Sarbandi had told Jabbari that he was hiring her to redecorate his office, but instead took her to an abandoned house, locked her inside, and attacked her. Jabbari stabbed him with a knife. She confessed to premeditated murder, though her confession is suspected to have been obtained through threats by Iranian prosecutors. She was sentenced to death in 2009, though the execution was delayed twice due to international outcry.
Both the State Department and the British Foreign Ministry have condemned the execution, as well as the U.N. and Amnesty International.
Both the UN and Amnesty International had earlier called upon the Iranian judiciary to stop the execution.

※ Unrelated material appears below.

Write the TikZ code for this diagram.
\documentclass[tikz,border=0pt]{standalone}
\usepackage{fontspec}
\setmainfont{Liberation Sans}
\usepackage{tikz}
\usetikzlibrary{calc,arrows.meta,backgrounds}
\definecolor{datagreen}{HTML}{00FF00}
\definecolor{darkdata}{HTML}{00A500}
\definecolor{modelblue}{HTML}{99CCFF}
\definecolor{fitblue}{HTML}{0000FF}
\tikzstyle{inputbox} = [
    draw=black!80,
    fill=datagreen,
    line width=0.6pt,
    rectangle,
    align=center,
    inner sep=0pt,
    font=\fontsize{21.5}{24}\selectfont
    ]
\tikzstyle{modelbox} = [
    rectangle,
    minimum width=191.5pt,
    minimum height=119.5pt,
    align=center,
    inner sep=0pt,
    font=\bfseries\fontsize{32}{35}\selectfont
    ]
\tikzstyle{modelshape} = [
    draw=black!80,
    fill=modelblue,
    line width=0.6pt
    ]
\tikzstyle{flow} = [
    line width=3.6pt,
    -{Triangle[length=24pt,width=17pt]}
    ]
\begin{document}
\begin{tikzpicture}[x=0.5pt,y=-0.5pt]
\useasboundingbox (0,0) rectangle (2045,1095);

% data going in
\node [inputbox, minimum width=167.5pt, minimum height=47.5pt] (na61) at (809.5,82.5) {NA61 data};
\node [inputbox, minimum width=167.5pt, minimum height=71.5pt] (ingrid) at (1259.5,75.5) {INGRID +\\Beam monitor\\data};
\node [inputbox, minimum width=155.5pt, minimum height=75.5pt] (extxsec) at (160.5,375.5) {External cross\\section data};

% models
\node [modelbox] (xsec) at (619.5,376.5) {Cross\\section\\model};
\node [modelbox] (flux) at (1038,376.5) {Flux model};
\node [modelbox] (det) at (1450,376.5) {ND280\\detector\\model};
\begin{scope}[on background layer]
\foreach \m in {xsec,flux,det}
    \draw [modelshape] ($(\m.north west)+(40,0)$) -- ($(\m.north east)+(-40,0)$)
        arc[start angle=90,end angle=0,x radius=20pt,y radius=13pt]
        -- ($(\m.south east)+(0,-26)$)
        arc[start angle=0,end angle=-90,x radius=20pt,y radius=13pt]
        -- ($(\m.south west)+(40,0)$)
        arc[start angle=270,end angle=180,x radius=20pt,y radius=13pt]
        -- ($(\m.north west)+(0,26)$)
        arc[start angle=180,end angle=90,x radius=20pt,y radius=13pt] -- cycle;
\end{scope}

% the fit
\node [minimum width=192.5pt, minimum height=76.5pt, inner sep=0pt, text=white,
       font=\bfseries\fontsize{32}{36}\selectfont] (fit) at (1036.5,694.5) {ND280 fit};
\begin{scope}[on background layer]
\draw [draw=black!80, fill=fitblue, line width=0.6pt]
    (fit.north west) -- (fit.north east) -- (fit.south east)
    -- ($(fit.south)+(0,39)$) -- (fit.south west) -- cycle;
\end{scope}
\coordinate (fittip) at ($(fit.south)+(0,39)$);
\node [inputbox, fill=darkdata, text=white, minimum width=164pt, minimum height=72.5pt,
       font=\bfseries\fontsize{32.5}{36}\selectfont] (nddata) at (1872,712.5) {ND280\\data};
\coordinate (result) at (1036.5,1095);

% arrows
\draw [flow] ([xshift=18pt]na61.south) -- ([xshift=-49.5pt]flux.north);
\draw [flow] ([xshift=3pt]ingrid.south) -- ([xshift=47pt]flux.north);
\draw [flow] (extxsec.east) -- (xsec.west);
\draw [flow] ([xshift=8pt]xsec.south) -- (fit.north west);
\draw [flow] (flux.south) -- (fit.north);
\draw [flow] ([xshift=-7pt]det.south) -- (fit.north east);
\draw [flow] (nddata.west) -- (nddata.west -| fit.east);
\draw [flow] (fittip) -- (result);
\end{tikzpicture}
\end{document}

In a statement made after the execution, state department spokeswoman Jen Psaki said, “There were serious concerns with the fairness of the trial and the circumstances surrounding this case, including reports of confessions made under severe duress.”
While the Tehran Prosecutor Office claimed that the murder was premeditated, the international community has doubts about the fairness and validity of the trial. Jabbari’s claims that there had been a second man in the house who actually killed Sarbandi, and that he had attempted to give her a drink containing sedatives, went uninvestigated by Iranian authorities.
Before she was executed, Jabbari left a voicemail message for her mother. In her message, she seems to have come to terms with her death, saying “But give in to the fate and don’t complain. You know better that death is not the end of life.”
Jabbari says that she should have died the night she was attacked by Sarbandi, and because her family didn’t have the resources and power of Sarbandi’s, no one would have been punished for it. Instead, she spent seven years in prison. Her mother had taught her that “one comes to this world to gain an experience and learn a lesson and with each birth a responsibility is put on one’s shoulder. I learned that sometimes one has to fight.”
She commented on the investigation and trial, and on the conditions she faced in prison.
“[U]nder the blows of the interrogator I was crying out and I was hearing the most vulgar terms.” The way she was taught to behave in the face of conflict “did not help me. Being presented in court made me appear as a cold-blooded murderer and a ruthless criminal. I shed no tears. I did not beg. I did not cry my head off since I trusted the law.” The judge, and the justice system, saw her as a criminal.
Her last wish is to have her “heart, kidney, eye, bones and anything that can be transplanted be taken away from my body and given to someone who needs them as a gift,” and for her mother not to mourn for her.